For a representative of a regime whose security forces recently killed thousands of demonstrators, maintains one of the world’s worst human rights records, and has openly vowed the destruction of Israel, the United States, and Western values, any reporter would be expected to push back.
Instead, Sayah’s questions were soft and superficial: he asked whether Iran feared a looming war, whether Iranian Foreign Minister Sayed Abbas Araghchi and U.S. envoy Steve Witkoff had cordial exchanges in Oman, and what Iran might be willing to negotiate.
When the conversation turned to the death toll in recent protests, Sayah neither challenged Baghaei nor followed up despite Baghaei’s obviously false claims that Iran respects peaceful protest.
Sayah could have asked any of the following questions of Baghaei:
If Iran does not want war, why does it continue to fund proxies like Hamas, Hezbollah, and the Houthis that all started wars with Israel by attacking it in Oct. 2023? Why do Ayatollah Ali Khamenei and its MPs chant death to America?
Why was Iran enriching uranium to nuclear weapons grade levels? Why does it continue to build its ballistic missile arsenal? Why would the U.S. trust Iran as a partner for peace amid these ongoing activities?
If the nuclear program is for peaceful use, why are the facilities buried so deep underground?

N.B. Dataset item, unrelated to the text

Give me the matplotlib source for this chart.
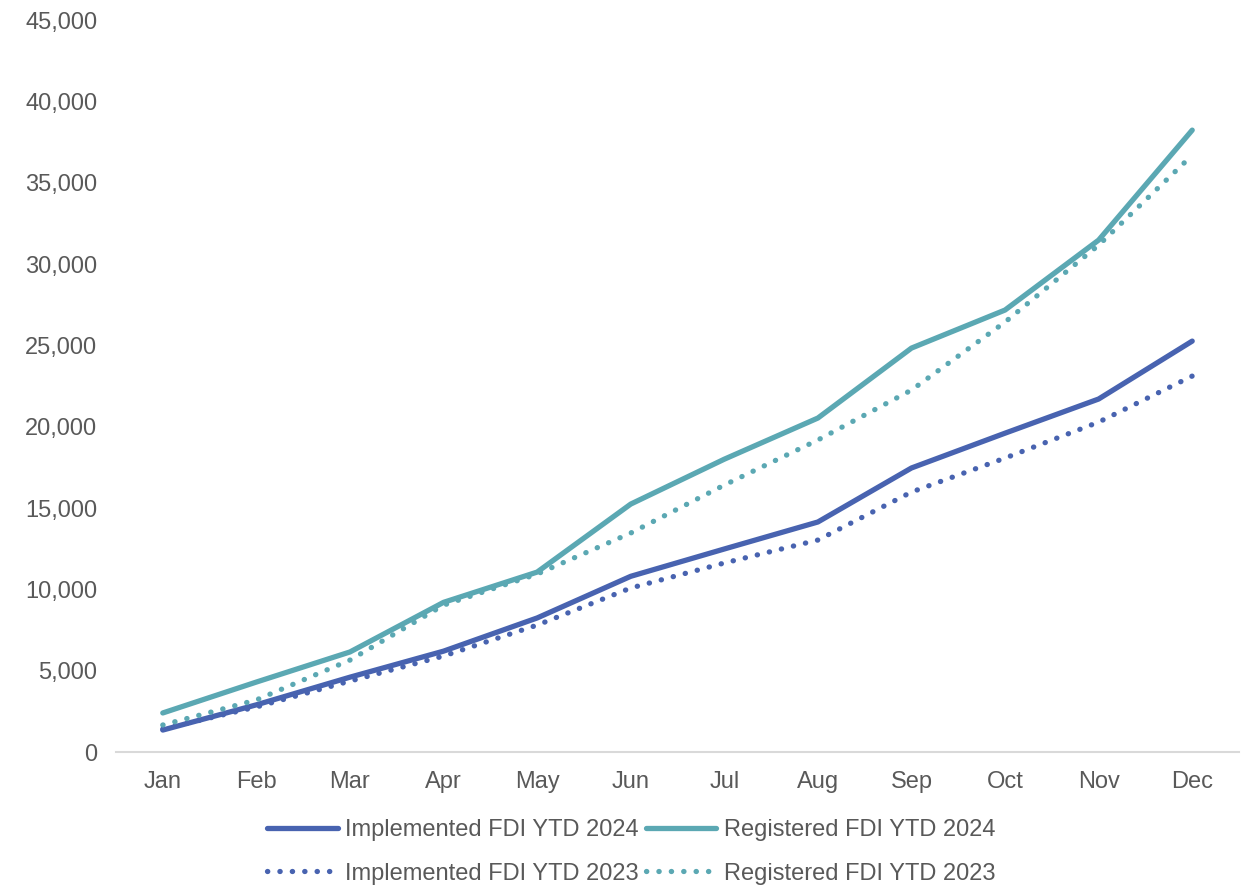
import matplotlib
matplotlib.use("Agg")
import matplotlib.pyplot as plt
from matplotlib.ticker import FuncFormatter

months = ["Jan", "Feb", "Mar", "Apr", "May", "Jun", "Jul", "Aug", "Sep", "Oct", "Nov", "Dec"]
implemented_2024 = [1350, 2900, 4600, 6200, 8240, 10800, 12480, 14140, 17460, 19600, 21700, 25260]
registered_2024 = [2400, 4300, 6150, 9200, 11060, 15240, 18000, 20530, 24830, 27170, 31470, 38230]
implemented_2023 = [1410, 2770, 4360, 5900, 7800, 10080, 11620, 13030, 15980, 18070, 20280, 23110]
registered_2023 = [1660, 3200, 5650, 9030, 10940, 13460, 16410, 19180, 22250, 26430, 31160, 36690]

BLUE = "#4863B0"
TEAL = "#5BA8B3"
TXT = "#595959"

plt.rcParams["font.family"] = ["Liberation Sans", "DejaVu Sans"]

fig = plt.figure(figsize=(12.43, 8.88), dpi=100)
ax = fig.add_axes([116/1243, (888-752)/888, (1239-116)/1243, (752-20)/888])

x = list(range(len(months)))
LW = 3.8
DOT = (0, (0.05, 2.3))
l1, = ax.plot(x, implemented_2024, color=BLUE, lw=LW, solid_capstyle="round", label="Implemented FDI YTD 2024")
l2, = ax.plot(x, registered_2024, color=TEAL, lw=LW, solid_capstyle="round", label="Registered FDI YTD 2024")
l3, = ax.plot(x, implemented_2023, color=BLUE, lw=LW, linestyle=DOT, dash_capstyle="round", label="Implemented FDI YTD 2023")
l4, = ax.plot(x, registered_2023, color=TEAL, lw=LW, linestyle=DOT, dash_capstyle="round", label="Registered FDI YTD 2023")

ax.set_xlim(-0.5, 11.5)
ax.set_ylim(0, 45000)
ax.set_yticks(range(0, 45001, 5000))
ax.yaxis.set_major_formatter(FuncFormatter(lambda v, p: f"{int(v):,}"))
ax.set_xticks(x)
ax.set_xticklabels(months)

for s in ["top", "right", "left"]:
    ax.spines[s].set_visible(False)
ax.spines["bottom"].set_color("#D9D9D9")
ax.spines["bottom"].set_linewidth(1.5)
ax.tick_params(axis="both", length=0, labelsize=17, labelcolor=TXT)
ax.tick_params(axis="y", pad=13.5)
ax.tick_params(axis="x", pad=13.5)

leg = fig.legend(handles=[l1, l3, l2, l4], ncol=2, loc="center", bbox_to_anchor=(631/1243, (888-852)/888),
                 frameon=False, fontsize=17, labelcolor=TXT, handlelength=3.0, handletextpad=0.3,
                 columnspacing=0.3, labelspacing=0.9)

fig.savefig("out.png", dpi=100, facecolor="white")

Why, if Iran tolerates peaceful assembly, did authorities crack down on the Women, Life, Freedom protests of 2022, killing at least 551?
The segment treated a dangerous regime as if it were a polite interlocutor, giving viewers little insight into the consequences or dangers of Iran’s actions and intentions.
These approaches to reporting in the week-long period misled viewers, distorted complex geopolitical realities, and substituted rigorous journalism with activism.
If PBS aims to fulfill its public-service mission of informing audiences, it must provide full context and hold all parties accountable, rather than advancing predetermined storylines.